According to a mind-boggling stat dropped by our friends over at Polymarket on X, anyone who invested a grand total of $10.41 into IBM back in 1932 is a millionaire today.
Which begs the obvious question: why on earth didn’t you just skip out on being born, travel back to the Great Depression, and cough up ten bucks for some tech stock?
“But My Parents Weren’t Even Thoughts Yet”
Sure, the haters and losers will try to use logic here. They’ll say things like, “I literally didn’t exist,” or “My grandparents were toddlers, and IBM was making punch-card tabulators, not smartphones.” But since when has Wall Street ever cared about excuses?
While your lineage was busy fighting in world wars or navigating the industrial revolution, prime corporate equity was practically being given away for the price of a modern burrito bowl. You could have easily walked into a smoky 1930s brokerage firm, slammed down a ten-dollar bill, and been sitting on a cool seven-figure fortune today. Instead, you chose to wait until the 2000s to manifest into reality. Look where that got you.
International Business Machines? More like Internal Bankruptcy Machines for anyone born after 1995.
Instead of capitalizing on nearly a century of compounding interest, an entire generation chose to sit out the foundational years of American capitalism. And now?
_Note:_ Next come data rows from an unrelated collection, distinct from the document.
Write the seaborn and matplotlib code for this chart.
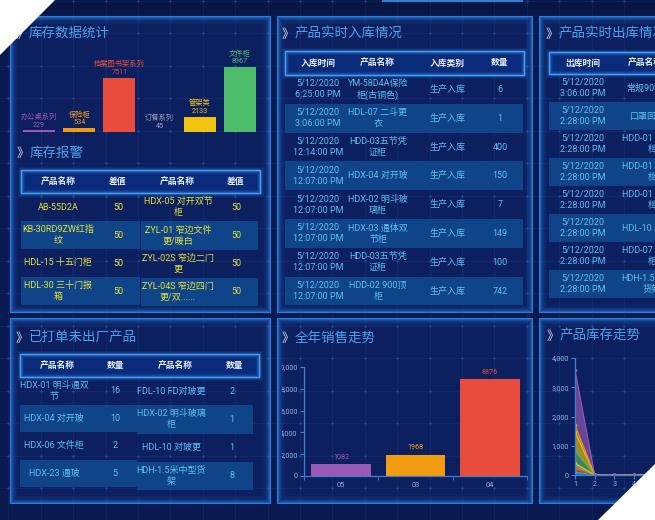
import numpy as np
import matplotlib
matplotlib.use('Agg')
import matplotlib.pyplot as plt
from matplotlib.patches import Rectangle, Polygon
from matplotlib.ticker import StrMethodFormatter
from matplotlib.transforms import Bbox, TransformedBbox
import seaborn as sns

plt.rcParams['font.family'] = ['Roboto', 'Noto Sans CJK SC', 'DejaVu Sans']

W, H, DPI = 655, 520, 100

# ---------------- data ----------------
stock_cats = ['办公桌系列', '保险柜', '档案图书架系列', '订餐系列', '管架类', '文件柜']
stock_vals = [229, 534, 7511, 45, 2133, 8967]
stock_colors = ['#9b59b6', '#f39c12', '#e74c3c', '#2c3e6e', '#f1c40f', '#4fbe6c']
stock_label_colors = ['#9b59b6', '#f39c12', '#e74c3c', '#9aa3b8', '#f1c40f', '#4fbe6c']

alarm_headers = ['产品名称', '差值', '产品名称', '差值']
alarm_left_names = ['AB-55D2A', 'KB-30RD9ZW红指\n纹', 'HDL-15 十五门柜', 'HDL-30 三十门报\n箱']
alarm_left_vals = [50, 50, 50, 50]
alarm_right_names = ['HDX-05 对开双节\n柜', 'ZYL-01 窄边文件\n更/暖白', 'ZYL-02S 窄边二门\n更', 'ZYL-04S 窄边四门\n更/双......']
alarm_right_vals = [50, 50, 50, 50]

in_headers = ['入库时间', '产品名称', '入库类别', '数量']
in_times = ['5/12/2020\n6:25:00 PM', '5/12/2020\n3:06:00 PM', '5/12/2020\n12:14:00 PM',
            '5/12/2020\n12:07:00 PM', '5/12/2020\n12:07:00 PM', '5/12/2020\n12:07:00 PM',
            '5/12/2020\n12:07:00 PM', '5/12/2020\n12:07:00 PM']
in_names = ['YM-58D4A保险\n柜(古铜色)', 'HDL-07 二斗更\n衣', 'HDD-03五节凭\n证柜', 'HDX-04 对开玻',
            'HDX-02 明斗玻\n璃柜', 'HDX-03 通体双\n节柜', 'HDD-03五节凭\n证柜', 'HDD-02 900顶\n柜']
in_types = ['生产入库', '生产入库', '生产入库', '生产入库', '生产入库', '生产入库', '生产入库', '生产入库']
in_qty = [6, 1, 400, 150, 7, 149, 100, 742]

out_headers = ['出库时间', '产品名称']
out_times = ['5/12/2020\n3:06:00 PM', '5/12/2020\n2:28:00 PM', '5/12/2020\n2:28:00 PM', '5/12/2020\n2:28:00 PM',
             '5/12/2020\n2:28:00 PM', '5/12/2020\n2:28:00 PM', '5/12/2020\n2:28:00 PM', '5/12/2020\n2:28:00 PM']
out_names = ['常规900顶柜', '口罩回收柜', 'HDD-01 五节柜\n档', 'HDD-01 五节柜\n档', 'HDD-01 五节柜\n档',
             'HDL-10 对玻更', 'HDD-07 明斗玻\n柜', 'HDH-1.5米中型\n货架']

ship_headers = ['产品名称', '数量', '产品名称', '数量']
ship_left_names = ['HDX-01 明斗通双\n节', 'HDX-04 对开玻', 'HDX-06 文件柜', 'HDX-23 通玻']
ship_left_qty = [16, 10, 2, 5]
ship_right_names = ['FDL-10 FD对玻更', 'HDX-02 明斗玻璃\n柜', 'HDL-10 对玻更', 'HDH-1.5米中型货\n架']
ship_right_qty = [2, 1, 1, 8]

sales_months = ['05', '03', '04']
sales_vals = [1082, 1968, 8876]
sales_colors = ['#9b59b6', '#f39c12', '#e74c3c']

trend_x = [1, 2, 3, 4, 5, 6]
trend_series = [
    [100, 0, 0, 0, 0, 0],
    [100, 0, 0, 0, 0, 0],
    [200, 0, 0, 0, 0, 0],
    [430, 0, 0, 0, 0, 0],
    [650, 0, 0, 0, 0, 0],
    [220, 0, 0, 0, 0, 0],
    [1900, 0, 0, 0, 0, 0],
]
trend_colors = ['#3aa6c9', '#e74c3c', '#d4d03a', '#5cb85c', '#f1c40f', '#f39c12', '#9b59b6']

# ---------------- styling ----------------
BG = '#0a1a50'
PANEL = '#0c2060'
ROW_LIGHT = '#0f4488'
GLOW = '#2a86e6'
TITLE_C = '#4aa3e8'
TEXT_C = '#5cc0f2'
YELLOW_C = '#e3e03a'
HEAD_C = '#e8f0ff'
AXIS_C = '#3f7fd0'
TICK_C = '#8fb3e0'
BODY_FS = 6.5

fig = plt.figure(figsize=(W / DPI, H / DPI), dpi=DPI, facecolor=BG)
bg = fig.add_axes([0, 0, 1, 1])
bg.set_xlim(0, W)
bg.set_ylim(H, 0)
bg.axis('off')


def px_axes(x0, y0, x1, y1):
    ax = fig.add_axes([x0 / W, 1 - y1 / H, (x1 - x0) / W, (y1 - y0) / H])
    ax.set_facecolor('none')
    return ax


def panel(x0, y0, x1, y1):
    bg.add_patch(Rectangle((x0, y0), x1 - x0, y1 - y0, facecolor=PANEL, edgecolor='none', zorder=1))
    for i, a in enumerate([0.95, 0.6, 0.4, 0.26, 0.17, 0.11, 0.07, 0.04]):
        bg.add_patch(Rectangle((x0 + i, y0 + i), x1 - x0 - 2 * i, y1 - y0 - 2 * i, fill=False,
                               edgecolor=GLOW, lw=0.75, alpha=a, zorder=2))


def title(x, y, s):
    bg.text(x, y, '》', color='#d6e8ff', fontsize=9, va='center', ha='left', zorder=7,
            family=['Noto Sans CJK SC', 'DejaVu Sans'])
    bg.text(x + 13, y, s, color=TITLE_C, fontsize=9.7, va='center', ha='left', zorder=7,
            family=['Noto Sans CJK SC', 'DejaVu Sans'])


def header(x0, y0, x1, y1, labels, centers):
    for i, a in enumerate([0.35, 0.2, 0.1]):
        bg.add_patch(Rectangle((x0 - 1 - i, y0 - 1 - i), x1 - x0 + 2 + 2 * i, y1 - y0 + 2 + 2 * i,
                               fill=False, edgecolor=GLOW, lw=0.75, alpha=a, zorder=5))
    bg.add_patch(Rectangle((x0, y0), x1 - x0, y1 - y0, facecolor='#0a2b7a', edgecolor='#4a9ff0',
                           lw=1.0, zorder=5))
    for i, a in enumerate([0.5, 0.3, 0.15]):
        bg.add_patch(Rectangle((x0 + 1 + i, y0 + 1 + i), x1 - x0 - 2 - 2 * i, y1 - y0 - 2 - 2 * i,
                               fill=False, edgecolor=GLOW, lw=0.75, alpha=a, zorder=5))
    for lab, cx in zip(labels, centers):
        bg.text(cx, (y0 + y1) / 2, lab, color=HEAD_C, fontsize=6.3, fontweight='bold',
                ha='center', va='center', zorder=7)


def rows(x0, x1, y0, rh, n):
    for i in range(n):
        if i % 2 == 1:
            bg.add_patch(Rectangle((x0, y0 + i * rh), x1 - x0, rh, facecolor=ROW_LIGHT,
                                   edgecolor='none', zorder=4))


def column(cx, y0, rh, items, color):
    for i, s in enumerate(items):
        bg.text(cx, y0 + (i + 0.5) * rh, str(s), color=color, fontsize=BODY_FS, ha='center',
                va='center', linespacing=1.3, zorder=7)


# darker top strip + a thin edge of the panel above
bg.add_patch(Rectangle((0, 0), W, 14, facecolor='#081646', edgecolor='none', zorder=0))
bg.plot([383, 522], [1, 1], color='#2f7fd6', lw=1.5, zorder=2)

# panels
for r in [(10, 16, 270, 312), (277, 16, 532, 312), (539, 16, 680, 312),
          (10, 318, 270, 503), (277, 318, 532, 503), (539, 318, 680, 503)]:
    panel(*r)

# background grid
for gx in np.arange(8.4, W, 32.4):
    bg.plot([gx, gx], [0, H], color='#3a6cc8', lw=0.6, alpha=0.14, zorder=3)
for gy in np.arange(0.5, H, 32.5):
    bg.plot([0, W], [gy, gy], color='#3a6cc8', lw=0.6, alpha=0.14, zorder=3)
gxx, gyy = np.meshgrid(np.arange(8.4, W, 32.4), np.arange(0.5, H, 32.5))
bg.scatter(gxx.ravel(), gyy.ravel(), s=3, color='#4a7fd8', alpha=0.35, zorder=3, linewidths=0)

# titles
title(16, 34, '库存数据统计')
title(17, 153, '库存报警')
title(282, 34, '产品实时入库情况')
title(546, 34, '产品实时出库情况')
title(16, 338, '已打单未出厂产品')
title(282, 338, '全年销售走势')
title(547, 336, '产品库存走势')

# ---- 库存数据统计 bar chart ----
ax1 = px_axes(19, 40, 260, 132)
sns.barplot(x=stock_cats, y=stock_vals, hue=stock_cats, palette=stock_colors, legend=False,
            ax=ax1, width=0.8, saturation=1)
ax1.set_ylim(0, max(stock_vals) * 92 / 65)
ax1.set_xlim(-0.5, len(stock_cats) - 0.5)
ax1.axis('off')
for i, (c, v) in enumerate(zip(stock_cats, stock_vals)):
    ax1.annotate(str(v), (i, v), xytext=(0, 1.2), textcoords='offset points', ha='center',
                 va='bottom', fontsize=5.2, color=stock_label_colors[i])
    ax1.annotate(c, (i, v), xytext=(0, 6.8), textcoords='offset points', ha='center',
                 va='bottom', fontsize=5.2, color=stock_label_colors[i])

# ---- 库存报警 table ----
header(21, 170, 260, 193, alarm_headers, [58, 118, 177, 236])
rows(21, 140, 193, 28, 4)
rows(141, 258, 193, 28.25, 4)
column(58, 193, 28, alarm_left_names, YELLOW_C)
column(118, 193, 28, alarm_left_vals, YELLOW_C)
column(178, 193, 28.25, alarm_right_names, YELLOW_C)
column(236, 193, 28.25, alarm_right_vals, YELLOW_C)

# ---- 产品实时入库情况 ----
header(285, 51, 524, 75, in_headers, [318, 377, 447, 500])
rows(285, 523, 75, 28.8, 8)
column(318, 75, 28.8, in_times, TEXT_C)
column(378, 75, 28.8, in_names, TEXT_C)
column(447, 75, 28.8, in_types, TEXT_C)
column(500, 75, 28.8, in_qty, TEXT_C)

# ---- 产品实时出库情况 ----
header(549, 52, 680, 74, out_headers, [583, 645])
rows(549, 680, 74, 28, 8)
column(583, 74, 28, out_times, TEXT_C)
column(652, 74, 28, out_names, TEXT_C)

# ---- 已打单未出厂产品 ----
header(20, 354, 259, 377, ship_headers, [57, 116, 175, 235])
rows(20, 137, 377, 27.5, 4)
rows(137, 253, 377, 28.25, 4)
column(54, 377, 27.5, ship_left_names, TEXT_C)
column(115, 377, 27.5, ship_left_qty, TEXT_C)
column(171, 377, 28.25, ship_right_names, TEXT_C)
column(232, 377, 28.25, ship_right_qty, TEXT_C)

# ---- 全年销售走势 ----
ax5 = px_axes(304, 367, 527, 476)
sns.barplot(x=sales_months, y=sales_vals, hue=sales_months, palette=sales_colors, legend=False,
            ax=ax5, width=0.8, saturation=1)
ax5.set_ylim(0, 10000)
ax5.set_xlim(-0.5, len(sales_months) - 0.5)
ax5.set_yticks(range(0, 10001, 2000))
ax5.yaxis.set_major_formatter(StrMethodFormatter('{x:,.0f}'))
ax5.set_xticks(np.arange(-0.5, len(sales_months), 1.0), minor=True)
ax5.tick_params(axis='x', which='major', length=0, labelsize=5.4, labelcolor=TICK_C, pad=4)
ax5.tick_params(axis='x', which='minor', length=3, color=AXIS_C)
ax5.tick_params(axis='y', length=3, color=AXIS_C, labelsize=5.2, labelcolor=TICK_C, pad=1.5)
for s in ['top', 'right']:
    ax5.spines[s].set_visible(False)
for s in ['left', 'bottom']:
    ax5.spines[s].set_color(AXIS_C)
    ax5.spines[s].set_linewidth(0.9)
ax5.set_xlabel('')
ax5.set_ylabel('')
for i, v in enumerate(sales_vals):
    ax5.annotate(str(v), (i, v), xytext=(0, 2.5), textcoords='offset points', ha='center',
                 va='bottom', fontsize=5.2, color=sales_colors[i])
clip = TransformedBbox(Bbox.from_extents(282 / W, 0, 1, 1), fig.transFigure)
for lbl in ax5.get_yticklabels():
    lbl.set_clip_on(True)
    lbl.set_clip_box(clip)

# ---- 产品库存走势 ----
ax6 = px_axes(575, 358, 575 + 19.7 * (len(trend_x) - 1), 475)
ax6.stackplot(trend_x, *trend_series, colors=trend_colors, alpha=0.65)
cum = np.cumsum(np.array(trend_series), axis=0)
for i, c in enumerate(trend_colors):
    ax6.plot(trend_x, cum[i], color=c, lw=0.8, marker='o', ms=1.6)
ax6.set_ylim(0, 4000)
ax6.set_xlim(trend_x[0], trend_x[-1])
ax6.set_yticks(range(0, 4001, 1000))
ax6.set_xticks(trend_x)
ax6.yaxis.set_major_formatter(StrMethodFormatter('{x:,.0f}'))
ax6.tick_params(axis='both', length=3, color=AXIS_C, labelsize=5.2, labelcolor=TICK_C, pad=1.5)
for s in ['top', 'right']:
    ax6.spines[s].set_visible(False)
for s in ['left', 'bottom']:
    ax6.spines[s].set_color(AXIS_C)
    ax6.spines[s].set_linewidth(0.9)

# white corner triangles of the photographed screen
top = fig.add_axes([0, 0, 1, 1], zorder=20)
top.set_xlim(0, W)
top.set_ylim(H, 0)
top.axis('off')
top.add_patch(Polygon([(0, 0), (55, 0), (0, 55)], closed=True, facecolor='white', edgecolor='none'))
top.add_patch(Polygon([(W, 464), (W, H), (598, H)], closed=True, facecolor='white', edgecolor='none'))

fig.savefig('out.png', dpi=DPI, facecolor=BG)
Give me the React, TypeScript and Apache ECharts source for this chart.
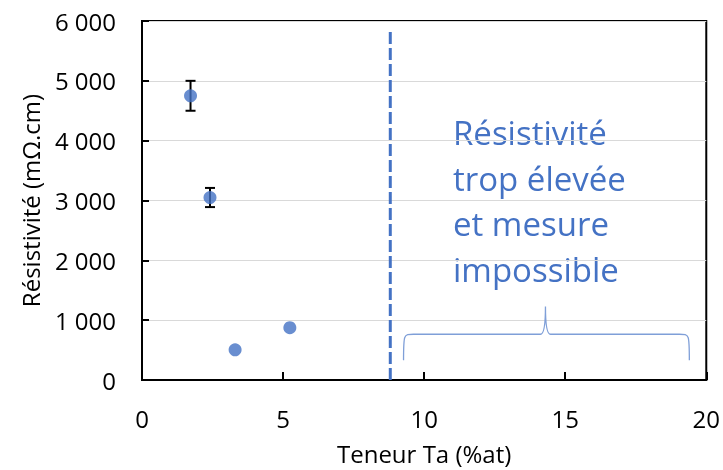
import React, { useEffect, useRef } from "react";
import * as echarts from "echarts";

// Data
const teneurTa = [1.72, 2.41, 3.3, 5.24];
const resistivite = [4750, 3050, 505, 875];
const erreur = [250, 160, 0, 0];
const seuilTa = 8.8;
const seuilHaut = 5830;
const accoladeX = [9.27, 14.3, 19.4];
const accoladeY = [330, 765, 1230];
const annotation = ["Résistivité", "trop élevée", "et mesure", "impossible"];

const BLUE = "#4472C4";
const FONT = "'Open Sans', sans-serif";

const fmt = (v: number) => String(v).replace(/\B(?=(\d{3})+(?!\d))/g, " ");

export default function App() {
  const ref = useRef<HTMLDivElement>(null);
  useEffect(() => {
    if (!ref.current) return;
    const chart = echarts.init(ref.current, null, { renderer: "svg" });
    const points = teneurTa.map((x, i) => [x, resistivite[i]]);
    const bars = teneurTa
      .map((x, i) => [x, resistivite[i] - erreur[i], resistivite[i] + erreur[i], erreur[i]])
      .filter((d) => d[3] > 0);
    chart.setOption({
      animation: false,
      grid: {
        left: 142,
        right: 16,
        top: 21,
        bottom: 88,
        show: true,
        borderColor: "#000",
        borderWidth: 2,
      },
      xAxis: {
        type: "value",
        min: 0,
        max: 20,
        interval: 5,
        name: "Teneur Ta (%at)",
        nameLocation: "middle",
        nameGap: 61,
        nameTextStyle: { fontFamily: FONT, fontSize: 24, color: "#000" },
        axisLine: { lineStyle: { color: "#000", width: 2 } },
        axisTick: { inside: true, length: 8, lineStyle: { color: "#000", width: 2 } },
        axisLabel: { fontFamily: FONT, fontSize: 24, color: "#000", margin: 26 },
        splitLine: { show: false },
      },
      yAxis: {
        type: "value",
        min: 0,
        max: 6000,
        interval: 1000,
        name: "Résistivité (mΩ.cm)",
        nameLocation: "middle",
        nameGap: 100,
        nameTextStyle: { fontFamily: FONT, fontSize: 24, color: "#000" },
        axisLine: { lineStyle: { color: "#000", width: 2 } },
        axisTick: { inside: true, length: 7, lineStyle: { color: "#000", width: 2 } },
        axisLabel: { fontFamily: FONT, fontSize: 24, color: "#000", margin: 26, formatter: fmt },
        splitLine: { show: true, lineStyle: { color: "#d9d9d9", width: 1 } },
      },
      series: [
        {
          type: "line",
          data: [
            [seuilTa, 0],
            [seuilTa, seuilHaut],
          ],
          symbol: "none",
          lineStyle: { color: BLUE, width: 3, type: [12, 4] },
          silent: true,
          z: 1,
        },
        {
          type: "custom",
          data: [[accoladeX[0], accoladeX[1], accoladeX[2], accoladeY[0], accoladeY[1], accoladeY[2]]],
          renderItem: (params: any, api: any) => {
            const x0 = api.value(0), xc = api.value(1), x1 = api.value(2);
            const yb = api.value(3), ym = api.value(4), yt = api.value(5);
            const pL = api.coord([x0, yb]);
            const pLm = api.coord([x0 + 0.35, ym]);
            const pC = api.coord([xc, yt]);
            const pCm = api.coord([xc, ym]);
            const pR = api.coord([x1, yb]);
            const pRm = api.coord([x1 - 0.35, ym]);
            const d =
              `M${pL[0]},${pL[1]} C${pL[0]},${pLm[1]} ${pL[0]},${pLm[1]} ${pLm[0]},${pLm[1]} ` +
              `L${pCm[0] - 5},${pCm[1]} Q${pCm[0]},${pCm[1]} ${pC[0]},${pC[1]} ` +
              `Q${pCm[0]},${pCm[1]} ${pCm[0] + 5},${pCm[1]} ` +
              `L${pRm[0]},${pRm[1]} C${pR[0]},${pRm[1]} ${pR[0]},${pRm[1]} ${pR[0]},${pR[1]}`;
            return {
              type: "path",
              shape: { pathData: d },
              style: { fill: "none", stroke: "#7f9fd8", lineWidth: 1.3 },
            };
          },
          silent: true,
          z: 2,
        },
        {
          type: "custom",
          data: bars,
          renderItem: (params: any, api: any) => {
            const x = api.value(0);
            const lo = api.coord([x, api.value(1)]);
            const hi = api.coord([x, api.value(2)]);
            const st = { stroke: "#000", lineWidth: 2 };
            return {
              type: "group",
              children: [
                { type: "line", shape: { x1: lo[0], y1: lo[1], x2: hi[0], y2: hi[1] }, style: st },
                { type: "line", shape: { x1: lo[0] - 5, y1: lo[1], x2: lo[0] + 5, y2: lo[1] }, style: st },
                { type: "line", shape: { x1: hi[0] - 5, y1: hi[1], x2: hi[0] + 5, y2: hi[1] }, style: st },
              ],
            };
          },
          silent: true,
          z: 3,
        },
        {
          type: "scatter",
          data: points,
          symbol: "circle",
          symbolSize: 13,
          itemStyle: { color: BLUE },
          z: 4,
        },
      ],
      graphic: [
        {
          type: "text",
          left: 453,
          top: 110,
          style: {
            text: annotation.join("\n"),
            fontFamily: FONT,
            fontSize: 33,
            lineHeight: 45.5,
            fill: BLUE,
          },
        },
      ],
    });
    return () => chart.dispose();
  }, []);
  return (
    <div
      ref={ref}
      style={{ position: "fixed", left: 0, top: 0, width: 723, height: 470 }}
    />
  );
}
The stock market is sitting at historically bloated valuations, houses cost a million dollars, and your avocado toast isn’t going to fix your portfolio.
The Playbook Moving Forward
So, what’s the move now that you’ve completely missed the bottom of a 94-year-old market cycle?
Simple. You take that remaining $10.41 in your bank account, accept that you will never own land, and put it all toward a highly speculative zero-day-to-expiration option trade or a cryptocurrency named after a household pet. After all, if a tech stock from the Great Depression can make you a millionaire over a century, surely a coin launched by an anonymous developer three hours ago can do it by Friday.
Until then, keep grinding, keep paying that rent, and try to time your next birth a little better.